This is a previously unpublished paper written by Dr. Muhammed Al-ahari that he has very kindly allowed Hira Cumorah to publish.
Notes on Muhammad A.R. Webb and his views on lynching and other social problems[1]
Muhammad Alexander Russell Webb (1846-1916), a white convert to Islam, was a former U.S. diplomat to the Philippines who converted to Islam around 1888 while serving as consul in the Philippines Islands. After he resigned his post he traveled to India and Burma where he gave seven talks on Islam and his conversion.
In 1893, he was the only Muslim representative at the World Parliament of Religions in Chicago.
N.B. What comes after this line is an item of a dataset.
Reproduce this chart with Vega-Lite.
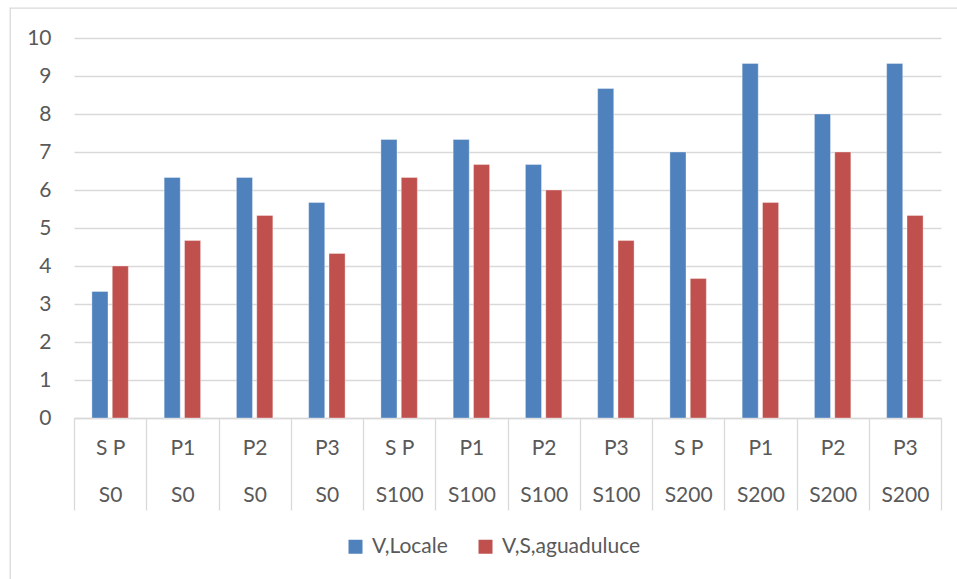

That year he also started publishing the first American Muslim newspaper – the Moslem World in New York City where he opened an Islamic Reading Room with a prayer room and lecture hall. His newspaper presented Islam as being a faith with values shared by Americans. He also covered current events and social issues – divorce, alcoholism, usury, women’s rights, and lynching.
In the August 1893 Vol. I, No. 4 issue of the Moslem World he attacked the practice of lynching and questioned whether such a practice was part of Christianity. He then went on to condemn the practice which still occurs today of blaming a whole community for the actions of a few individuals. In American newspapers of the time events in Turkey against the Armenians were called Mohammadan or Turkish atrocities. He questioned if lynching should not be called a Christian atrocity using the same logic.
Today we have police
mistreating minorities and the poor. Today we have immigrants scapegoated. If Webb was writing today, these events would
fill the pages of his newspaper. Why not take our place in making the world a
better place and learn about the problems within the society in which we
reside.
[1] The was one of the daily announcements for Black History Month made in 2017 at College Preparatory School of America in Lombard, Illinois. I wrote after reflecting on an article Webb wrote in condemnation of lynching and racism in America during the 1890s.